• [What you have to do]: Omit all images, then repeat exactly the lines below from the one containing "What D3.js code" through the one containing "6, 6.4, 6.2];", both ends included.

-------- Provided data

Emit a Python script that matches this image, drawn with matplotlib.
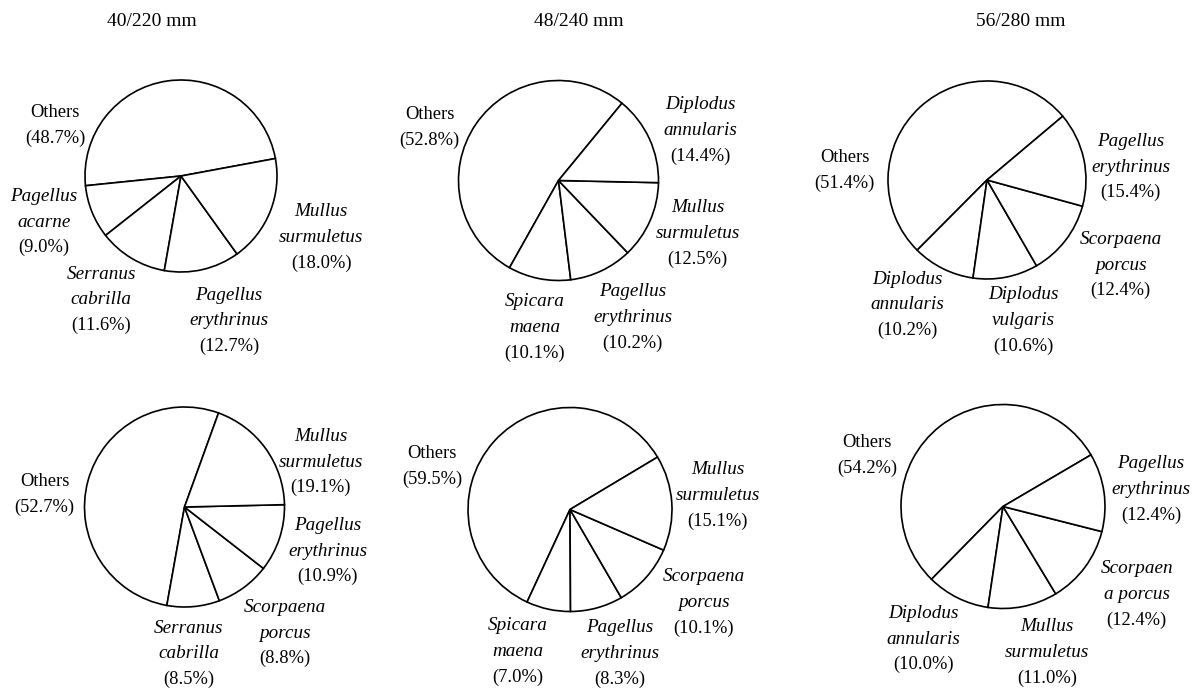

----------------
-------- Provided data

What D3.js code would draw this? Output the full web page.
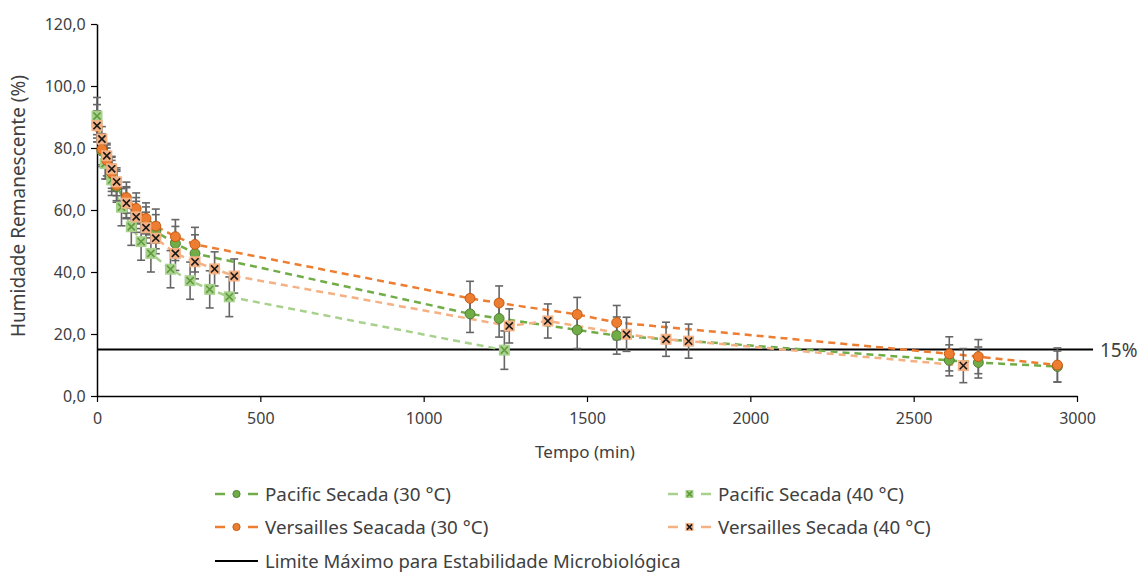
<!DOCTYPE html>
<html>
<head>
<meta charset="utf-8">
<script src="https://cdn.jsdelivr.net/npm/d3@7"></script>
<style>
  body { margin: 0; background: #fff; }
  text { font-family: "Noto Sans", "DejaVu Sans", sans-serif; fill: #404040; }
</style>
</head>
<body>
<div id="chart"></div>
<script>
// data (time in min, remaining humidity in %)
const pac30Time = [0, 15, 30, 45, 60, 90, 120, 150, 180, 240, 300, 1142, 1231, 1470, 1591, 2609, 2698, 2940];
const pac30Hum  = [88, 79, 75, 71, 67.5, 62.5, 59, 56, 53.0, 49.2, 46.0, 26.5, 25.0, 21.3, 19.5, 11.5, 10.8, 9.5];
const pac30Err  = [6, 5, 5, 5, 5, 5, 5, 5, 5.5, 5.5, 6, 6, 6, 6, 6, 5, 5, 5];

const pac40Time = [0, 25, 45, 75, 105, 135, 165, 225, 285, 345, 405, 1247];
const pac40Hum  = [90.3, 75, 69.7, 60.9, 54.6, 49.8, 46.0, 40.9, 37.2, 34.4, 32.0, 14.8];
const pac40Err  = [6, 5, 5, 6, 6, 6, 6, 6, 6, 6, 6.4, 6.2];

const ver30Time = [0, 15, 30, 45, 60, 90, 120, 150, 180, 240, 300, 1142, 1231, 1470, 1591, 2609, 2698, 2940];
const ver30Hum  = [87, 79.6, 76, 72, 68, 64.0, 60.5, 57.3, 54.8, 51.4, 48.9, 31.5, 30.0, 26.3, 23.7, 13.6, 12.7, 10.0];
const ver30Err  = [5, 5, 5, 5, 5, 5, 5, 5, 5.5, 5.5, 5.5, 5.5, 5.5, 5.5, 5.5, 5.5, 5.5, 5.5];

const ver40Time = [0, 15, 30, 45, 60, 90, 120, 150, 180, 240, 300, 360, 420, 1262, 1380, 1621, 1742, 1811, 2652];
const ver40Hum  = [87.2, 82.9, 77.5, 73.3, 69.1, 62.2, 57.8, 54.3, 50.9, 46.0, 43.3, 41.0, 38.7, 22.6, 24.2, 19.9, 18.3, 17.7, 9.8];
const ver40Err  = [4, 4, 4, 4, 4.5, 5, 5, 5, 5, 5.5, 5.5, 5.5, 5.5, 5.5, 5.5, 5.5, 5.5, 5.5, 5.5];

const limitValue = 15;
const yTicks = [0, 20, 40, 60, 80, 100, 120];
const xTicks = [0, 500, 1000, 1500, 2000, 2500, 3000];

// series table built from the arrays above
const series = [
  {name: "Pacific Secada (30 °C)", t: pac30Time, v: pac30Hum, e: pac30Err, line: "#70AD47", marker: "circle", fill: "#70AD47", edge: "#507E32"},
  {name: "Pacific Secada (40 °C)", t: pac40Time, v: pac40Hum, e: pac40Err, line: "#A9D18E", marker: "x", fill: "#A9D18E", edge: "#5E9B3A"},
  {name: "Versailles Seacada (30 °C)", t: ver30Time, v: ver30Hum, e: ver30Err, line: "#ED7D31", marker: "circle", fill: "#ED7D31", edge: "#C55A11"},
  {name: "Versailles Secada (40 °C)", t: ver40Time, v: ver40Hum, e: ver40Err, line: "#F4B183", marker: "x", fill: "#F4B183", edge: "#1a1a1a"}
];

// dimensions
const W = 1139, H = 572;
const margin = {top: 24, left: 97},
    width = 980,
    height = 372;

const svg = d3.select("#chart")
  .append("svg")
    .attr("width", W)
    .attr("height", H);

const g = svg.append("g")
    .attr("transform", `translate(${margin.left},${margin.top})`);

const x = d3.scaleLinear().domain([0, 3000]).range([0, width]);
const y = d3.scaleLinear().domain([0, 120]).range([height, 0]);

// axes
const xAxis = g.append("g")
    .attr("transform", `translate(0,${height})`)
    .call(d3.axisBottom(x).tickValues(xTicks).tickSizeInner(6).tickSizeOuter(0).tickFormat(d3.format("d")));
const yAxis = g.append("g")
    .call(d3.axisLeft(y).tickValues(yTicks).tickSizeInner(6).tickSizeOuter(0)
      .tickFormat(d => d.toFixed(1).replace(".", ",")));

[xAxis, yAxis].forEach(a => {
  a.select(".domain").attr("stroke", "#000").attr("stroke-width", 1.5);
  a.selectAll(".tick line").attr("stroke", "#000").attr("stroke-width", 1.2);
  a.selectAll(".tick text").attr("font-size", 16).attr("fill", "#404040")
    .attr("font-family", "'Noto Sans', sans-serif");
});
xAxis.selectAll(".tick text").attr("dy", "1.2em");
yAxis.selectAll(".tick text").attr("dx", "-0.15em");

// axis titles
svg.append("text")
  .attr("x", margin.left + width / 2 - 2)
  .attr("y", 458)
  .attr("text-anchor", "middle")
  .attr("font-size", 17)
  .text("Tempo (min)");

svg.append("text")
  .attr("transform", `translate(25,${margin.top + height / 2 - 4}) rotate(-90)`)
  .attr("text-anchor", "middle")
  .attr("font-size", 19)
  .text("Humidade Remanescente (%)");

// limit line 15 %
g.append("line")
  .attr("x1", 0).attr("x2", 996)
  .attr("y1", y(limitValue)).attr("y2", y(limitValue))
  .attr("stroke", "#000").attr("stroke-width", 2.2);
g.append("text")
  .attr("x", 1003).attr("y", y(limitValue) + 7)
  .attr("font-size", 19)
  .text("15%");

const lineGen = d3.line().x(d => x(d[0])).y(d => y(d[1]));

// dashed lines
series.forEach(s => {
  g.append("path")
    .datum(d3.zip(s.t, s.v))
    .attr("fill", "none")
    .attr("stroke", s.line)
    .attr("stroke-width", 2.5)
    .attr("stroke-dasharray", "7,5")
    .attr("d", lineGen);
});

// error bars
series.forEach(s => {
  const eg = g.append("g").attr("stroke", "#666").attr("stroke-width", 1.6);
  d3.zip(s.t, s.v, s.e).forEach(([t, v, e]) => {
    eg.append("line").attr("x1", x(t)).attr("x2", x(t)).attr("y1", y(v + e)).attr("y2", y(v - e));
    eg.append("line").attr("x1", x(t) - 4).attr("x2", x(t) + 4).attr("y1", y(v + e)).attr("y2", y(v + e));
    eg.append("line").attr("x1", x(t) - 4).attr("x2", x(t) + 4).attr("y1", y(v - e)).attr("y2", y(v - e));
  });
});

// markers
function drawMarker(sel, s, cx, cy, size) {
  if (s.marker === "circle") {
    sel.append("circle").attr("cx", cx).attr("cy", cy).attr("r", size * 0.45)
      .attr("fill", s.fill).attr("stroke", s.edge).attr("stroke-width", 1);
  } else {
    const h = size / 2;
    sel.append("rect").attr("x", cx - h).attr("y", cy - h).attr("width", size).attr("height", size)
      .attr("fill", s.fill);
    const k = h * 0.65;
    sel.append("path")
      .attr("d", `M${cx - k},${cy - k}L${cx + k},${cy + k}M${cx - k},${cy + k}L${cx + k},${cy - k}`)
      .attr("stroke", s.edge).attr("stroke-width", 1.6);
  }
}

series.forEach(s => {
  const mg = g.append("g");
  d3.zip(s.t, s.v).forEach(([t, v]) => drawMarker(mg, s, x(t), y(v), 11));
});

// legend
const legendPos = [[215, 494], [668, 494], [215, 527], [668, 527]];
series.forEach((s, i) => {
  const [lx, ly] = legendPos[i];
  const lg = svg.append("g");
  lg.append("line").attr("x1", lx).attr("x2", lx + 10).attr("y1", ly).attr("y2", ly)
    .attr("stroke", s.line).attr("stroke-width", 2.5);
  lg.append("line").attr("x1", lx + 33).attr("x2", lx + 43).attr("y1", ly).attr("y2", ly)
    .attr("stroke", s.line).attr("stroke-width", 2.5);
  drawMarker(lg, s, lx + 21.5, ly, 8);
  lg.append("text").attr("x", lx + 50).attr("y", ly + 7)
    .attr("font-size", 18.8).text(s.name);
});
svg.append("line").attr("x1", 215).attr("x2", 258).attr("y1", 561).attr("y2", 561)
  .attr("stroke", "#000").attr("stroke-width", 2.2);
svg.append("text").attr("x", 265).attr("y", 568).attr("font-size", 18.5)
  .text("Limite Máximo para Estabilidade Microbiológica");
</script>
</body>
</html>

----------------

• [Solution to the exercise]:
What D3.js code would draw this? Output the full web page.
<!DOCTYPE html>
<html>
<head>
<meta charset="utf-8">
<script src="https://cdn.jsdelivr.net/npm/d3@7"></script>
<style>
  body { margin: 0; background: #fff; }
  text { font-family: "Noto Sans", "DejaVu Sans", sans-serif; fill: #404040; }
</style>
</head>
<body>
<div id="chart"></div>
<script>
// data (time in min, remaining humidity in %)
const pac30Time = [0, 15, 30, 45, 60, 90, 120, 150, 180, 240, 300, 1142, 1231, 1470, 1591, 2609, 2698, 2940];
const pac30Hum  = [88, 79, 75, 71, 67.5, 62.5, 59, 56, 53.0, 49.2, 46.0, 26.5, 25.0, 21.3, 19.5, 11.5, 10.8, 9.5];
const pac30Err  = [6, 5, 5, 5, 5, 5, 5, 5, 5.5, 5.5, 6, 6, 6, 6, 6, 5, 5, 5];

const pac40Time = [0, 25, 45, 75, 105, 135, 165, 225, 285, 345, 405, 1247];
const pac40Hum  = [90.3, 75, 69.7, 60.9, 54.6, 49.8, 46.0, 40.9, 37.2, 34.4, 32.0, 14.8];
const pac40Err  = [6, 5, 5, 6, 6, 6, 6, 6, 6, 6, 6.4, 6.2];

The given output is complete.